Both statewide and in Des Moines, the majority of pedestrian fatalities occur on roadways where no traffic controls are present, according to the DOT’s data.
Remembering Ema Cardenas
The night before Ema was killed, she tried on her elegant, glittery, emerald and gold quinceañera dress that she designed herself and had shipped from Mexico.
Campos fluffed the gown’s petticoat skirt so it would look like Cinderella’s, she said.
“She looked beautiful,” Campos said. The last time she saw her daughter was the next morning, right before Ema and Nayelli left for school. Ema was supposed to celebrate her quinceañera with loved ones on May 7, Campos said. Instead, she was buried the day before.
At the funeral, Campos said, people kept telling her how strong she is.
“When you become a mom, you will know where that strength comes from — it’s an instinct,” she said Friday as she stood by the memorial for Ema at the intersection of East Seventh Street and East University Avenue, near the spot of the accident.

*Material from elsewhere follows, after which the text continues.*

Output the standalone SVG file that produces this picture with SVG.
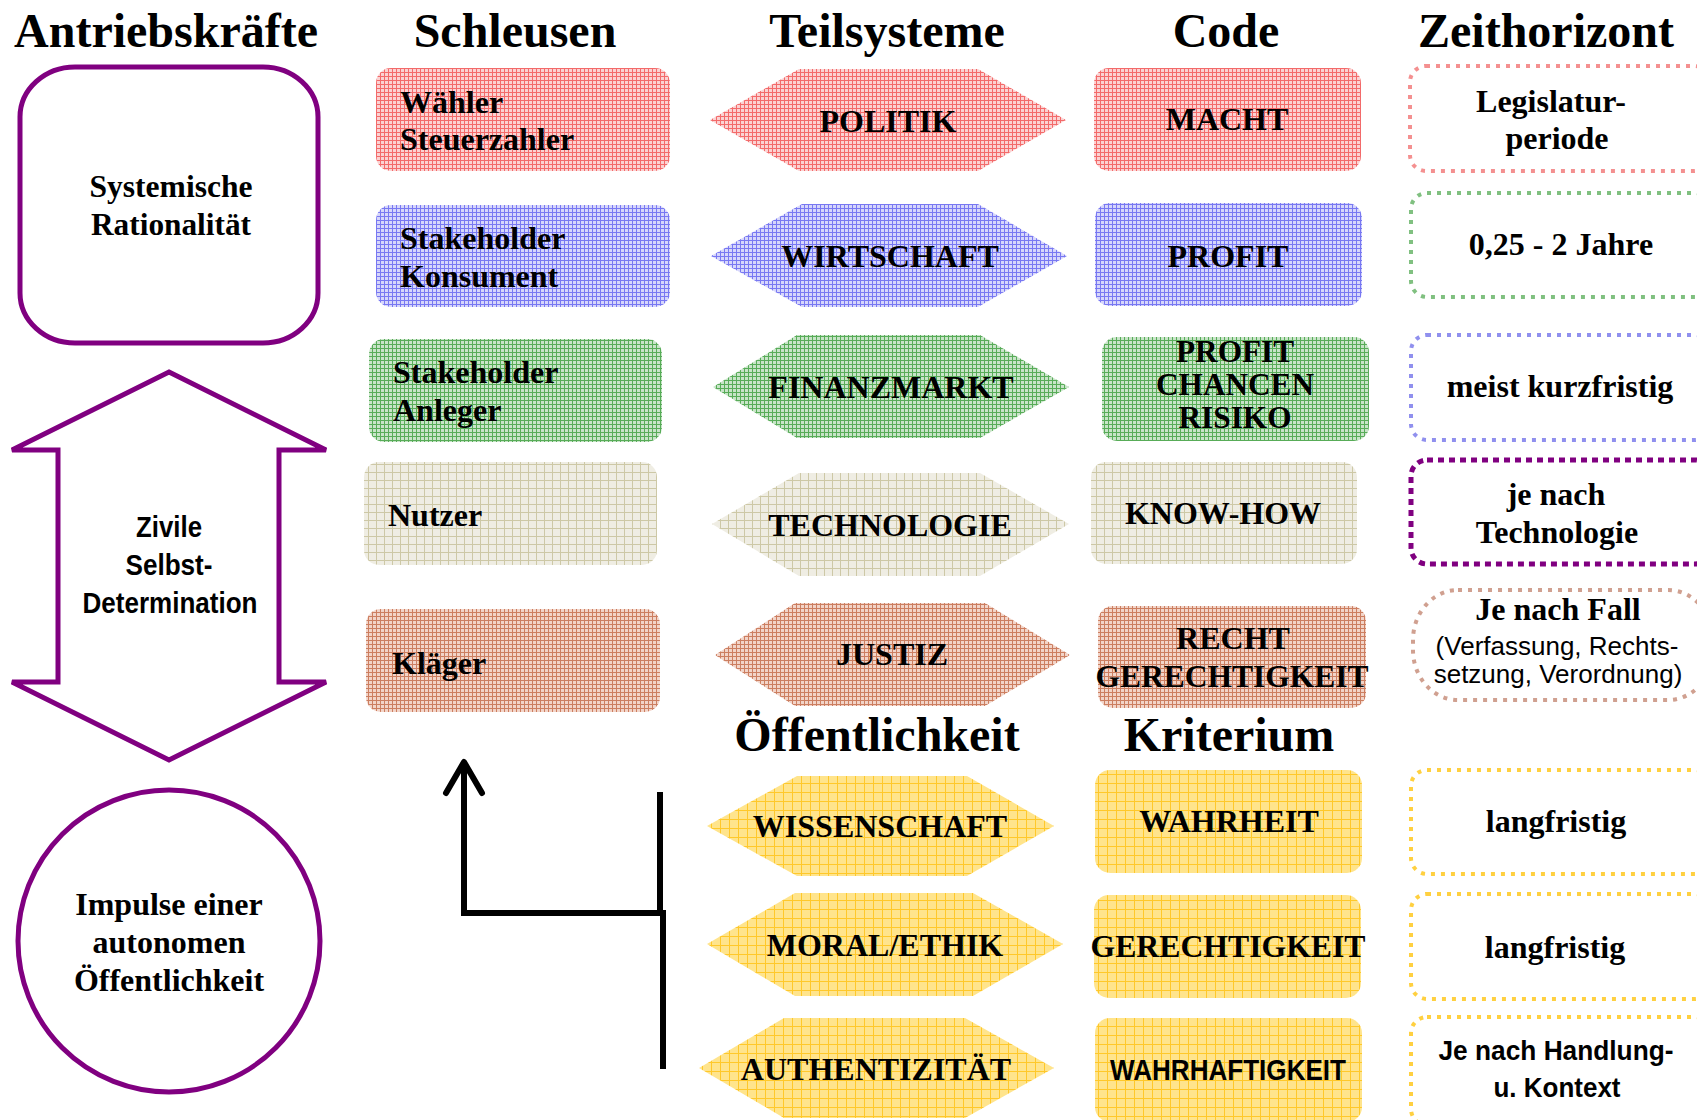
<svg xmlns="http://www.w3.org/2000/svg" width="1697" height="1120" viewBox="0 0 1697 1120">
<defs>
<pattern id="pRed" width="4" height="4" patternUnits="userSpaceOnUse"><rect width="4" height="4" fill="#fbd2d2"/><path d="M0 0.5H4M0.5 0V4" stroke="#f36a6a" stroke-width="1"/></pattern>
<pattern id="pBlue" width="4" height="4" patternUnits="userSpaceOnUse"><rect width="4" height="4" fill="#d6d6fb"/><path d="M0 0.5H4M0.5 0V4" stroke="#7878f2" stroke-width="1"/></pattern>
<pattern id="pGreen" width="4" height="4" patternUnits="userSpaceOnUse"><rect width="4" height="4" fill="#c8e4c8"/><path d="M0 0.5H4M0.5 0V4" stroke="#58ac58" stroke-width="1"/></pattern>
<pattern id="pBeige" width="8" height="8" patternUnits="userSpaceOnUse"><rect width="8" height="8" fill="#efede3"/><path d="M0 0.5H8M0.5 0V8" stroke="#cdc8a6" stroke-width="1"/></pattern>
<pattern id="pBrown" width="4" height="4" patternUnits="userSpaceOnUse"><rect width="4" height="4" fill="#f2d4c8"/><path d="M0 0.5H4M0.5 0V4" stroke="#cc7e60" stroke-width="1"/></pattern>
<pattern id="pYellow" width="9" height="9" patternUnits="userSpaceOnUse"><rect width="9" height="9" fill="#ffe48c"/><path d="M0 0.5H9M0.5 0V9" stroke="#ffc82a" stroke-width="1"/></pattern>
</defs>
<style>
.h{font-family:"Liberation Serif","Times New Roman",serif;font-weight:bold;font-size:48px;text-anchor:middle;fill:#000}
.t{font-family:"Liberation Serif","Times New Roman",serif;font-weight:bold;font-size:32px;fill:#000}
.c{text-anchor:middle}
.s{font-family:"Liberation Sans",Arial,sans-serif;font-weight:bold;fill:#000;text-anchor:middle}
.r{font-family:"Liberation Sans",Arial,sans-serif;font-size:26px;fill:#000;text-anchor:middle}
.pur{fill:#fff;stroke:#800080;stroke-width:5}
.zb{fill:#fff;stroke-width:4;stroke-dasharray:4 6}
</style>
<rect width="1697" height="1120" fill="#fff"/>

<g id="headings">
<text class="h" x="166" y="47">Antriebskräfte</text>
<text class="h" x="515" y="47">Schleusen</text>
<text class="h" x="887" y="47">Teilsysteme</text>
<text class="h" x="1226" y="47">Code</text>
<text class="h" x="1546" y="47">Zeithorizont</text>
<text class="h" x="877" y="751">Öffentlichkeit</text>
<text class="h" x="1229" y="751">Kriterium</text>
</g>

<g id="systemische">
<rect class="pur" x="20" y="67" width="298" height="276" rx="55" ry="50"/>
<text class="t c" x="171" y="197" textLength="163" lengthAdjust="spacingAndGlyphs">Systemische</text>
<text class="t c" x="171" y="235" textLength="160" lengthAdjust="spacingAndGlyphs">Rationalität</text>
</g>

<g id="zivile">
<polygon class="pur" points="169,372 326,450 279,450 279,682 326,682 169,760 12,682 58,682 58,450 12,450"/>
<text class="s" x="169" y="537" font-size="30" textLength="66" lengthAdjust="spacingAndGlyphs">Zivile</text>
<text class="s" x="169" y="575" font-size="30" textLength="87" lengthAdjust="spacingAndGlyphs">Selbst-</text>
<text class="s" x="170" y="613" font-size="30" textLength="175" lengthAdjust="spacingAndGlyphs">Determination</text>
</g>

<g id="impulse">
<circle class="pur" cx="169" cy="941" r="151"/>
<text class="t c" x="169" y="915">Impulse einer</text>
<text class="t c" x="169" y="953">autonomen</text>
<text class="t c" x="169" y="991">Öffentlichkeit</text>
</g>

<g id="schleuse-waehler">
<rect x="376" y="68" width="294" height="103" rx="15" fill="url(#pRed)"/>
<text class="t" x="400" y="113">Wähler</text>
<text class="t" x="400" y="150">Steuerzahler</text>
</g>
<g id="schleuse-konsument">
<rect x="376" y="205" width="294" height="102" rx="15" fill="url(#pBlue)"/>
<text class="t" x="400" y="249">Stakeholder</text>
<text class="t" x="400" y="287">Konsument</text>
</g>
<g id="schleuse-anleger">
<rect x="369" y="339" width="293" height="103" rx="15" fill="url(#pGreen)"/>
<text class="t" x="393" y="383">Stakeholder</text>
<text class="t" x="393" y="421">Anleger</text>
</g>
<g id="schleuse-nutzer">
<rect x="364" y="462" width="293" height="103" rx="15" fill="url(#pBeige)"/>
<text class="t" x="388" y="526">Nutzer</text>
</g>
<g id="schleuse-klaeger">
<rect x="366" y="609" width="294" height="103" rx="15" fill="url(#pBrown)"/>
<text class="t" x="392" y="674">Kläger</text>
</g>

<g id="ts-politik">
<polygon points="710,120 799,69 978,69 1066,120 978,171 799,171" fill="url(#pRed)"/>
<text class="t c" x="888" y="132">POLITIK</text>
</g>
<g id="ts-wirtschaft">
<polygon points="711,256 802,204 978,204 1067,256 978,307 802,307" fill="url(#pBlue)"/>
<text class="t c" x="890" y="267">WIRTSCHAFT</text>
</g>
<g id="ts-finanzmarkt">
<polygon points="713,387 797,335 980,335 1069,387 980,438 797,438" fill="url(#pGreen)"/>
<text class="t c" x="891" y="398">FINANZMARKT</text>
</g>
<g id="ts-technologie">
<polygon points="712,524 799,473 980,473 1069,524 980,576 799,576" fill="url(#pBeige)"/>
<text class="t c" x="890" y="536">TECHNOLOGIE</text>
</g>
<g id="ts-justiz">
<polygon points="715,655 795,603 985,603 1070,655 985,706 795,706" fill="url(#pBrown)"/>
<text class="t c" x="892" y="665">JUSTIZ</text>
</g>
<g id="oe-wissenschaft">
<polygon points="707,826 797,776 967,776 1054,826 967,876 797,876" fill="url(#pYellow)"/>
<text class="t c" x="880" y="837">WISSENSCHAFT</text>
</g>
<g id="oe-moral">
<polygon points="707,944 795,893 973,893 1063,944 973,996 795,996" fill="url(#pYellow)"/>
<text class="t c" x="885" y="956">MORAL/ETHIK</text>
</g>
<g id="oe-authentizitaet">
<polygon points="699,1068 784,1018 965,1018 1054,1068 965,1118 784,1118" fill="url(#pYellow)"/>
<text class="t c" x="876" y="1080">AUTHENTIZITÄT</text>
</g>

<g id="code-macht">
<rect x="1094" y="68" width="267" height="103" rx="15" fill="url(#pRed)"/>
<text class="t c" x="1227" y="130">MACHT</text>
</g>
<g id="code-profit">
<rect x="1095" y="203" width="267" height="103" rx="15" fill="url(#pBlue)"/>
<text class="t c" x="1228" y="267">PROFIT</text>
</g>
<g id="code-pcr">
<rect x="1102" y="337" width="267" height="104" rx="15" fill="url(#pGreen)"/>
<text class="t c" x="1235" y="362" font-size="27" textLength="118" lengthAdjust="spacingAndGlyphs">PROFIT</text>
<text class="t c" x="1235" y="395" font-size="27" textLength="158" lengthAdjust="spacingAndGlyphs">CHANCEN</text>
<text class="t c" x="1235" y="428" font-size="27" textLength="113" lengthAdjust="spacingAndGlyphs">RISIKO</text>
</g>
<g id="code-knowhow">
<rect x="1091" y="462" width="266" height="102" rx="15" fill="url(#pBeige)"/>
<text class="t c" x="1223" y="524">KNOW-HOW</text>
</g>
<g id="code-recht">
<rect x="1098" y="606" width="268" height="102" rx="15" fill="url(#pBrown)"/>
<text class="t c" x="1233" y="649">RECHT</text>
<text class="t c" x="1232" y="687" textLength="273" lengthAdjust="spacingAndGlyphs">GERECHTIGKEIT</text>
</g>
<g id="kr-wahrheit">
<rect x="1095" y="770" width="267" height="103" rx="15" fill="url(#pYellow)"/>
<text class="t c" x="1229" y="832">WAHRHEIT</text>
</g>
<g id="kr-gerechtigkeit">
<rect x="1094" y="895" width="267" height="103" rx="15" fill="url(#pYellow)"/>
<text class="t c" x="1228" y="957" textLength="275" lengthAdjust="spacingAndGlyphs">GERECHTIGKEIT</text>
</g>
<g id="kr-wahrhaftigkeit">
<rect x="1095" y="1018" width="267" height="104" rx="15" fill="url(#pYellow)"/>
<text class="s" x="1228" y="1080" font-size="30" textLength="236" lengthAdjust="spacingAndGlyphs">WAHRHAFTIGKEIT</text>
</g>

<g id="zh-legislatur">
<rect class="zb" x="1410" y="66" width="300" height="105" rx="16" stroke="#f49090"/>
<text class="t c" x="1551" y="112">Legislatur-</text>
<text class="t c" x="1557" y="149">periode</text>
</g>
<g id="zh-jahre">
<rect class="zb" x="1411" y="193" width="300" height="104" rx="16" stroke="#80c080"/>
<text class="t c" x="1561" y="255">0,25 - 2 Jahre</text>
</g>
<g id="zh-kurzfristig">
<rect class="zb" x="1411" y="335" width="300" height="105" rx="16" stroke="#9090ee"/>
<text class="t c" x="1560" y="397">meist kurzfristig</text>
</g>
<g id="zh-technologie">
<rect x="1411" y="460" width="300" height="104" rx="16" fill="#fff" stroke="#800080" stroke-width="5" stroke-dasharray="6 5"/>
<text class="t c" x="1556" y="505">je nach</text>
<text class="t c" x="1557" y="543">Technologie</text>
</g>
<g id="zh-fall">
<rect class="zb" x="1413" y="590" width="300" height="110" rx="45" ry="50" stroke="#d0a090"/>
<text class="t c" x="1558" y="620">Je nach Fall</text>
<text class="r" x="1557" y="655">(Verfassung, Rechts-</text>
<text class="r" x="1558" y="683">setzung, Verordnung)</text>
</g>
<g id="zh-langfristig1">
<rect class="zb" x="1411" y="770" width="300" height="104" rx="16" stroke="#ffd040"/>
<text class="t c" x="1556" y="832">langfristig</text>
</g>
<g id="zh-langfristig2">
<rect class="zb" x="1411" y="894" width="300" height="105" rx="16" stroke="#ffd040"/>
<text class="t c" x="1555" y="958">langfristig</text>
</g>
<g id="zh-handlung">
<rect class="zb" x="1411" y="1017" width="300" height="108" rx="16" stroke="#ffd040"/>
<text class="s" x="1556" y="1060" font-size="27" textLength="235" lengthAdjust="spacingAndGlyphs">Je nach Handlung-</text>
<text class="s" x="1557" y="1097" font-size="27" textLength="127" lengthAdjust="spacingAndGlyphs">u. Kontext</text>
</g>

<g id="connectors" fill="none" stroke="#000" stroke-width="6">
<path d="M663 1069V913H464V764"/>
<path d="M446 793L464 762L482 793" stroke-linecap="round" stroke-linejoin="round"/>
<path d="M660 792V916"/>
</g>
</svg>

There, red plastic cups pushed through holes in a chain-link fence spelled out “Ema” and showed the shape of a heart. Loved ones left flowers, crosses, candles, photographs and stuffed animals.
“This is the only joy that I have — seeing how much she’s touched people,” Campos said of the memorial.
Despite that, Campos has only visited the memorial three times. Nayelli hasn’t returned to school. And the girls’ mother avoids driving on East University Avenue as much as she can.
“Every time I’m here, on this road, I’m thinking how? How did it happen? I have the image of Ema in my head,” Campos said.
Ema was the easiest out of her five kids, Campos said — she was sometimes shy and always gentle, kind and humble. And she’d do anything to help others.
Campos said Ema was her travel buddy.
“When it was mom and Ema time, we would just talk about life. Where she wants to travel, what she wants to do in life,” Campos said.
Ema, who loved animals — especially pigs and other farm animals — wanted to be a veterinarian and live on a farm.
Campos and Nayelli miss Ema’s laugh, her hugs, her big appetite. Nayelli misses her sister’s waffles — “which were terrible and soggy, by the way,” she said — and the way they’d fight like typical sisters and make up five minutes later.
“I still say her name. At home I’m still yelling, ‘Hey Ema,’ and I have to catch myself,” Campos said.
Police: Flipping ‘well aware of what happened’
According to a search warrant application for Flipping’s home, phone and vehicle, witnesses told police on the scene they saw Flipping pull into a parking lot near the intersection of East 17th Street and East University Avenue right after allegedly hitting Ema with her vehicle, a Ford Edge.
There, witnesses told police that Flipping exited her vehicle and allegedly said out loud that she “struck a person” before getting back into the SUV and driving away, according to the application.
When police arrived, witnesses told them they recognized Flipping because she lives in the area but were not able to immediately provide her name, according to the warrant. It said one witness later recalled Flipping’s name and provided that information and photos from Flipping’s Facebook page to police.
On April 29, Sgt. Paul Parizek, a spokesperson for the Des Moines Police Department, said in a news release that officers had located Flipping’s car less than a mile from where the accident happened. Hours later Parizek announced the arrest of Flipping, who lives at the home where the car was found.
“There is no evidence that the circumstances leading up to the crash were anything more than an accident,” Parizek said, but added, “Evidence does show that Flipping was well aware of what happened and voluntarily left the scene without providing aid to Cardenas.”
According to the search warrant application, Flipping turned herself in after police visited her home and found her car with damage around the driver side’s headlight.
“The damage appeared to be fresh and was consistent with a pedestrian strike,” wrote Des Moines police officer Bryan Wickett.